Another option might be to first compare the sets all over on “up and down” regulated genes and see if you find some things in that. All up regulated genes in treatment A are down regulated in treatment B etc. Then you can look more closely to those subsets?!
Just throwing out ideas…. since I am not a human geneticist 😉
Getting back to pathways, if that appeals to you (and it should, because they make biological sense – no protein product of a transcript exists in a vacuum, and the cell is rife with feedback loops) I’d second the recommendation of Ingenuity as mentioned on FriendFeed, or the open more-or-less equivalent Gene Ontology and KEGG pathways.
But don’t throw away thresholds entirely. Though many components of a pathway are not going to vary substantially so as to be “visible”, at least one or two ought to. Can’t you use a sort of recursion to lower the water level, as it were, and see which rocks poke their heads out first, then next, and further down? And you can group those into functional pools to some extent – GO is not the be-all and end-all, of course, but it’s a start.

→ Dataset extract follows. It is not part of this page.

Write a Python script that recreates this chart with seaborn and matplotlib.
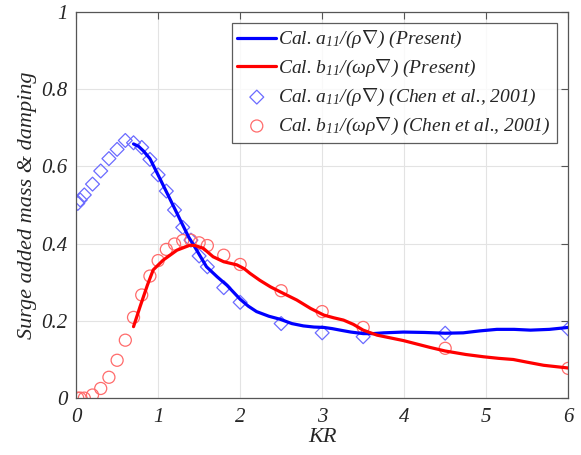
import numpy as np
import pandas as pd
import matplotlib
matplotlib.use("Agg")
import matplotlib.pyplot as plt
import seaborn as sns

# Present calculation: a11/(rho V)
kr_a_line = [0.70, 0.76, 0.82, 0.90, 1.02, 1.15, 1.27, 1.37, 1.47, 1.59, 1.72, 1.84, 1.92, 2.0, 2.1, 2.2, 2.35, 2.49, 2.63, 2.77,
             2.9, 3.02, 3.12, 3.22, 3.35, 3.5, 3.62, 3.75, 3.99, 4.25, 4.5, 4.72, 4.92, 5.13, 5.34, 5.54, 5.77, 6.0]
a_line = [0.658, 0.652, 0.640, 0.620, 0.569, 0.513, 0.461, 0.418, 0.383, 0.340, 0.314, 0.292, 0.274, 0.256, 0.238, 0.224, 0.212, 0.204, 0.193, 0.187,
          0.184, 0.183, 0.180, 0.176, 0.171, 0.167, 0.167, 0.169, 0.171, 0.170, 0.168, 0.169, 0.174, 0.178, 0.178, 0.176, 0.178, 0.183]

# Present calculation: b11/(omega rho V)
kr_b_line = [0.70, 0.78, 0.87, 0.94, 1.06, 1.23, 1.39, 1.45, 1.55, 1.67, 1.80, 1.96, 2.05, 2.12, 2.24, 2.37, 2.49, 2.69,
             2.86, 3.02, 3.14, 3.26, 3.38, 3.5, 3.67, 3.99, 4.32, 4.5, 4.75, 4.97, 5.15, 5.33, 5.5, 5.7, 6.0]
b_line = [0.185, 0.237, 0.293, 0.332, 0.357, 0.383, 0.396, 0.395, 0.388, 0.366, 0.353, 0.345, 0.335, 0.323, 0.305, 0.288, 0.275, 0.254,
          0.232, 0.215, 0.208, 0.202, 0.191, 0.176, 0.163, 0.149, 0.131, 0.122, 0.113, 0.107, 0.103, 0.100, 0.093, 0.085, 0.078]

# Chen et al., 2001: a11/(rho V)
kr_a_chen = [0.02, 0.05, 0.1, 0.2, 0.3, 0.4, 0.5, 0.6, 0.7, 0.8, 0.9, 1.0, 1.1, 1.2, 1.3, 1.4, 1.5, 1.6,
             1.8, 2.0, 2.5, 3.0, 3.5, 4.5, 6.0]
a_chen = [0.504, 0.513, 0.526, 0.554, 0.588, 0.620, 0.644, 0.667, 0.661, 0.649, 0.618, 0.578, 0.536, 0.487,
          0.442, 0.409, 0.368, 0.340, 0.286, 0.248, 0.193, 0.169, 0.159, 0.168, 0.179]

# Chen et al., 2001: b11/(omega rho V)
kr_b_chen = [0.02, 0.05, 0.1, 0.2, 0.3, 0.4, 0.5, 0.6, 0.7, 0.8, 0.9, 1.0, 1.1, 1.2, 1.3, 1.4, 1.5, 1.6,
             1.8, 2.0, 2.5, 3.0, 3.5, 4.5, 6.0]
b_chen = [0.0, 0.0, 0.0, 0.008, 0.025, 0.054, 0.098, 0.150, 0.209, 0.267, 0.316, 0.356, 0.385, 0.399,
          0.408, 0.409, 0.402, 0.395, 0.370, 0.346, 0.278, 0.224, 0.183, 0.129, 0.077]

labels = [r"Cal. $a_{11}/(\rho\nabla)$ (Present)",
          r"Cal. $b_{11}/(\omega\rho\nabla)$ (Present)",
          r"Cal. $a_{11}/(\rho\nabla)$ (Chen et al., 2001)",
          r"Cal. $b_{11}/(\omega\rho\nabla)$ (Chen et al., 2001)"]

sns.set_style("white")
plt.rcParams['font.family'] = ['Liberation Serif', 'DejaVu Serif']
plt.rcParams['font.style'] = 'italic'
plt.rcParams['mathtext.fontset'] = 'custom'
plt.rcParams['mathtext.rm'] = 'Liberation Serif:italic'
plt.rcParams['mathtext.it'] = 'Liberation Serif:italic'
plt.rcParams['mathtext.bf'] = 'Liberation Serif:italic:bold'

fig = plt.figure(figsize=(5.81, 4.55), dpi=100)
ax = fig.add_axes([0.131, 0.125, 0.847, 0.849])

df_al = pd.DataFrame({"KR": kr_a_line, "v": a_line})
df_bl = pd.DataFrame({"KR": kr_b_line, "v": b_line})
df_ac = pd.DataFrame({"KR": kr_a_chen, "v": a_chen})
df_bc = pd.DataFrame({"KR": kr_b_chen, "v": b_chen})

sns.lineplot(data=df_al, x="KR", y="v", ax=ax, color="#0000ff", lw=2.3, sort=False,
             estimator=None, label=labels[0], zorder=3)
sns.lineplot(data=df_bl, x="KR", y="v", ax=ax, color="#ff0000", lw=2.3, sort=False,
             estimator=None, label=labels[1], zorder=3)
sns.scatterplot(data=df_ac, x="KR", y="v", ax=ax, marker="D", s=50, facecolor="none",
                edgecolor="#6b6bff", linewidth=0.9, label=labels[2], zorder=2)
sns.scatterplot(data=df_bc, x="KR", y="v", ax=ax, marker="o", s=75, facecolor="none",
                edgecolor="#ff6b6b", linewidth=0.9, label=labels[3], zorder=2)

ax.set_xlim(0, 6)
ax.set_ylim(0, 1)
ax.set_xticks([0, 1, 2, 3, 4, 5, 6])
ax.set_yticks([0, 0.2, 0.4, 0.6, 0.8, 1])
ax.set_yticklabels(["0", "0.2", "0.4", "0.6", "0.8", "1"])
ax.grid(True, color="#e3e3e3", lw=0.8)
ax.set_axisbelow(True)
for s in ax.spines.values():
    s.set_visible(True)
    s.set_color("#555555")
    s.set_linewidth(0.9)
ax.tick_params(direction="in", length=5, width=0.8, color="#555555", labelsize=15,
               top=True, right=True, pad=6)
ax.tick_params(axis="x", pad=7)
ax.set_xlabel("KR", fontsize=16, labelpad=1)
ax.set_ylabel("Surge added mass & damping", fontsize=16, labelpad=3)

leg = ax.legend(loc="upper right", fontsize=14, frameon=True, fancybox=False,
                edgecolor="#333333", borderaxespad=0.6, handlelength=2.0,
                handletextpad=0.1, labelspacing=0.4, borderpad=0.3)
leg.get_frame().set_linewidth(0.9)

fig.savefig("out.png", dpi=100)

Overall, I do rather subscribe to mark’s view – microarrays are not an end in themselves, nor enough to prove a hypothesis. Like binocular vision, you need at least one other validating and consistent technical approach to believe what you see. When you say you’re not sure what the treatment will affect, there must be some obvious first candidates in its initial metabolism, at least?
By the way, there is this recent review – perhaps this “modular” approach is applicable to your situation?
I’ve been digging into network theory lately, so this idea comes immediately to mind: overlay what we know of the gene activation network(s) over the data in the array, and calculate a score for each gene based on how it relates to nearby genes (in the network). You could look for all sorts of different relationships: genes that are part of a close neighborhood that all tend to respond to the treatment, genes that stand out in their response relative to their close neighborhood, etc.
I suspect that you could substantially reduce the number of data points requiring individual inspection by this method, even though we’re only beginning to establish the totality of network relationships. Of course, groups of genes that respond together but aren’t in a close neighborhood according to current data are candidates for research to see if there are activation links.